▶ **Exercise requirements**
Print all of the lines exactly. Any picture among them stays out.

▶ **Material provided**
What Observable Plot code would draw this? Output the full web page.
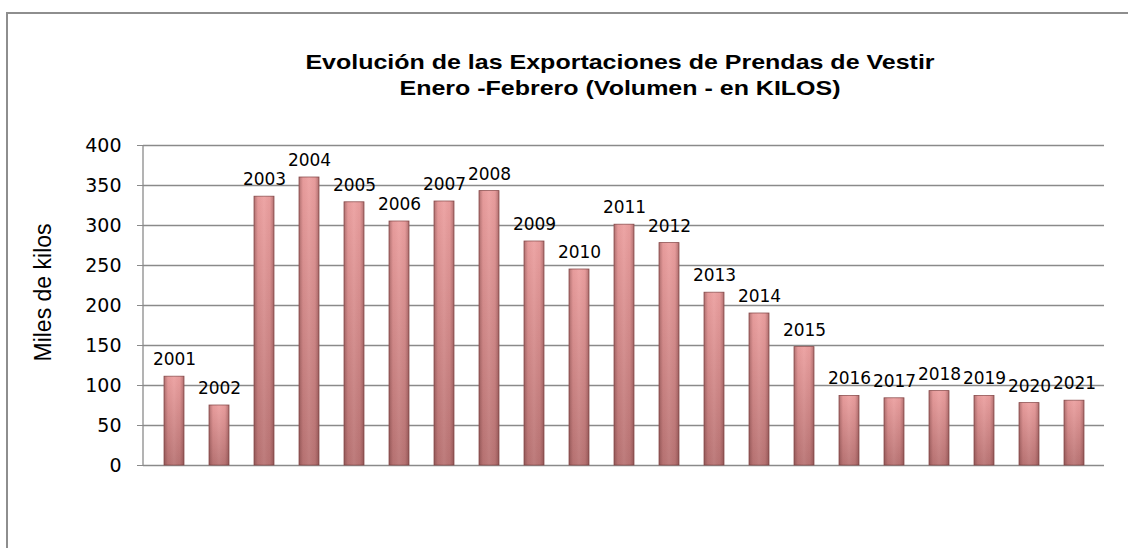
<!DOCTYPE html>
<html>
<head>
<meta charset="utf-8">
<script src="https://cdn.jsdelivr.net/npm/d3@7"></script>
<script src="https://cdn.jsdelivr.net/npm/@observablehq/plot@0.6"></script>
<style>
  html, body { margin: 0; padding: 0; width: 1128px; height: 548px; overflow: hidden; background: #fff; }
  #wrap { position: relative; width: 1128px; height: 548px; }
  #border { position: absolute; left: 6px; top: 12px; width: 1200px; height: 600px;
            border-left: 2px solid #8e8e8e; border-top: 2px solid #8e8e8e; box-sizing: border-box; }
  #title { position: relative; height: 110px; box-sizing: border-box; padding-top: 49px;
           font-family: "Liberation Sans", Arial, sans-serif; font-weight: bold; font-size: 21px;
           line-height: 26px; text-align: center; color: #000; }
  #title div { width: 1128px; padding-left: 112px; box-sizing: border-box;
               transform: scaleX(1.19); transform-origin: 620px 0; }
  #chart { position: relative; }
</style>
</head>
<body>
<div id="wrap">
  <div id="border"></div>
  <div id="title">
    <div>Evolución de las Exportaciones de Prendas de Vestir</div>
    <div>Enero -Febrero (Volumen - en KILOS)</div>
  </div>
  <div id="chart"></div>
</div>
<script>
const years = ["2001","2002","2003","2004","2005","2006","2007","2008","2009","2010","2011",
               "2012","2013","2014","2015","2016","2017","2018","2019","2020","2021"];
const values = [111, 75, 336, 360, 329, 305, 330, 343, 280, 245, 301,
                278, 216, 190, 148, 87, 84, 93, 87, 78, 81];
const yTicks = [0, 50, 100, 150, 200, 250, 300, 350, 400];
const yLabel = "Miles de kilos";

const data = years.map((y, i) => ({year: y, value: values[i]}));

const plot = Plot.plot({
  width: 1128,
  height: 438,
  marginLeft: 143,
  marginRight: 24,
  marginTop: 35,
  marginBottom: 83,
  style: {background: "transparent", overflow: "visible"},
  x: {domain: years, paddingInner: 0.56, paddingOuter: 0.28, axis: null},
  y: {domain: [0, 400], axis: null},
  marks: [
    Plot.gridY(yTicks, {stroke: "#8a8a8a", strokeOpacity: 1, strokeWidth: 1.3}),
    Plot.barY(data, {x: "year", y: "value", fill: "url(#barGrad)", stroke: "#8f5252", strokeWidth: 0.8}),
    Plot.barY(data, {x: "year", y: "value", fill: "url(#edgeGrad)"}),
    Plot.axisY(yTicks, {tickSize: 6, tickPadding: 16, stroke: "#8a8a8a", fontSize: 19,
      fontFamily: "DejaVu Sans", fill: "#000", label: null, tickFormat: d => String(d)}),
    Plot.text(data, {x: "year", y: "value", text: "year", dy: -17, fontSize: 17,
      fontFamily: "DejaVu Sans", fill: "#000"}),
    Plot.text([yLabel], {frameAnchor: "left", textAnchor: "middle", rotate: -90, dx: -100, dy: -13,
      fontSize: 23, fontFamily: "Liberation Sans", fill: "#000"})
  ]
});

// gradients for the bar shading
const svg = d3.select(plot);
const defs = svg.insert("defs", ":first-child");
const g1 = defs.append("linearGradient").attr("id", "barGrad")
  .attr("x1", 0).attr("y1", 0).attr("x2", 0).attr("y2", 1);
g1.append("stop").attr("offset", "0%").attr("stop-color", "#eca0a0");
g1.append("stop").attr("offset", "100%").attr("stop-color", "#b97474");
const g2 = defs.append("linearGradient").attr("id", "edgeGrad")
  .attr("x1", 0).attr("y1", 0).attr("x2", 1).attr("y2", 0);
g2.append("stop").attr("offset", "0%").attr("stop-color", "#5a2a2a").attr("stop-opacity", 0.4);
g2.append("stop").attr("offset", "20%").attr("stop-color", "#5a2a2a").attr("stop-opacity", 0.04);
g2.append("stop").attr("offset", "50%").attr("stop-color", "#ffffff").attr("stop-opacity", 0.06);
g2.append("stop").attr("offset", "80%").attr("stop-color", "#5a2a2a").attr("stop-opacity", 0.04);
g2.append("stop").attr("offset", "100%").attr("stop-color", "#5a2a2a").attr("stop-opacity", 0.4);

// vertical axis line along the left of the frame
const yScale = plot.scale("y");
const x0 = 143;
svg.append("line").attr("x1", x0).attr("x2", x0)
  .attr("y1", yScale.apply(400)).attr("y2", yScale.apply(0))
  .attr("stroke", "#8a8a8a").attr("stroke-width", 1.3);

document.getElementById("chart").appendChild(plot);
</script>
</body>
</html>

▶ **Task output**
What Observable Plot code would draw this? Output the full web page.
<!DOCTYPE html>
<html>
<head>
<meta charset="utf-8">
<script src="https://cdn.jsdelivr.net/npm/d3@7"></script>
<script src="https://cdn.jsdelivr.net/npm/@observablehq/plot@0.6"></script>
<style>
  html, body { margin: 0; padding: 0; width: 1128px; height: 548px; overflow: hidden; background: #fff; }
  #wrap { position: relative; width: 1128px; height: 548px; }
  #border { position: absolute; left: 6px; top: 12px; width: 1200px; height: 600px;
            border-left: 2px solid #8e8e8e; border-top: 2px solid #8e8e8e; box-sizing: border-box; }
  #title { position: relative; height: 110px; box-sizing: border-box; padding-top: 49px;
           font-family: "Liberation Sans", Arial, sans-serif; font-weight: bold; font-size: 21px;
           line-height: 26px; text-align: center; color: #000; }
  #title div { width: 1128px; padding-left: 112px; box-sizing: border-box;
               transform: scaleX(1.19); transform-origin: 620px 0; }
  #chart { position: relative; }
</style>
</head>
<body>
<div id="wrap">
  <div id="border"></div>
  <div id="title">
    <div>Evolución de las Exportaciones de Prendas de Vestir</div>
    <div>Enero -Febrero (Volumen - en KILOS)</div>
  </div>
  <div id="chart"></div>
</div>
<script>
const years = ["2001","2002","2003","2004","2005","2006","2007","2008","2009","2010","2011",
               "2012","2013","2014","2015","2016","2017","2018","2019","2020","2021"];
const values = [111, 75, 336, 360, 329, 305, 330, 343, 280, 245, 301,
                278, 216, 190, 148, 87, 84, 93, 87, 78, 81];
const yTicks = [0, 50, 100, 150, 200, 250, 300, 350, 400];
const yLabel = "Miles de kilos";

const data = years.map((y, i) => ({year: y, value: values[i]}));

const plot = Plot.plot({
  width: 1128,
  height: 438,
  marginLeft: 143,
  marginRight: 24,
  marginTop: 35,
  marginBottom: 83,
  style: {background: "transparent", overflow: "visible"},
  x: {domain: years, paddingInner: 0.56, paddingOuter: 0.28, axis: null},
  y: {domain: [0, 400], axis: null},
  marks: [
    Plot.gridY(yTicks, {stroke: "#8a8a8a", strokeOpacity: 1, strokeWidth: 1.3}),
    Plot.barY(data, {x: "year", y: "value", fill: "url(#barGrad)", stroke: "#8f5252", strokeWidth: 0.8}),
    Plot.barY(data, {x: "year", y: "value", fill: "url(#edgeGrad)"}),
    Plot.axisY(yTicks, {tickSize: 6, tickPadding: 16, stroke: "#8a8a8a", fontSize: 19,
      fontFamily: "DejaVu Sans", fill: "#000", label: null, tickFormat: d => String(d)}),
    Plot.text(data, {x: "year", y: "value", text: "year", dy: -17, fontSize: 17,
      fontFamily: "DejaVu Sans", fill: "#000"}),
    Plot.text([yLabel], {frameAnchor: "left", textAnchor: "middle", rotate: -90, dx: -100, dy: -13,
      fontSize: 23, fontFamily: "Liberation Sans", fill: "#000"})
  ]
});

// gradients for the bar shading
const svg = d3.select(plot);
const defs = svg.insert("defs", ":first-child");
const g1 = defs.append("linearGradient").attr("id", "barGrad")
  .attr("x1", 0).attr("y1", 0).attr("x2", 0).attr("y2", 1);
g1.append("stop").attr("offset", "0%").attr("stop-color", "#eca0a0");
g1.append("stop").attr("offset", "100%").attr("stop-color", "#b97474");
const g2 = defs.append("linearGradient").attr("id", "edgeGrad")
  .attr("x1", 0).attr("y1", 0).attr("x2", 1).attr("y2", 0);
g2.append("stop").attr("offset", "0%").attr("stop-color", "#5a2a2a").attr("stop-opacity", 0.4);
g2.append("stop").attr("offset", "20%").attr("stop-color", "#5a2a2a").attr("stop-opacity", 0.04);
g2.append("stop").attr("offset", "50%").attr("stop-color", "#ffffff").attr("stop-opacity", 0.06);
g2.append("stop").attr("offset", "80%").attr("stop-color", "#5a2a2a").attr("stop-opacity", 0.04);
g2.append("stop").attr("offset", "100%").attr("stop-color", "#5a2a2a").attr("stop-opacity", 0.4);

// vertical axis line along the left of the frame
const yScale = plot.scale("y");
const x0 = 143;
svg.append("line").attr("x1", x0).attr("x2", x0)
  .attr("y1", yScale.apply(400)).attr("y2", yScale.apply(0))
  .attr("stroke", "#8a8a8a").attr("stroke-width", 1.3);

document.getElementById("chart").appendChild(plot);
</script>
</body>
</html>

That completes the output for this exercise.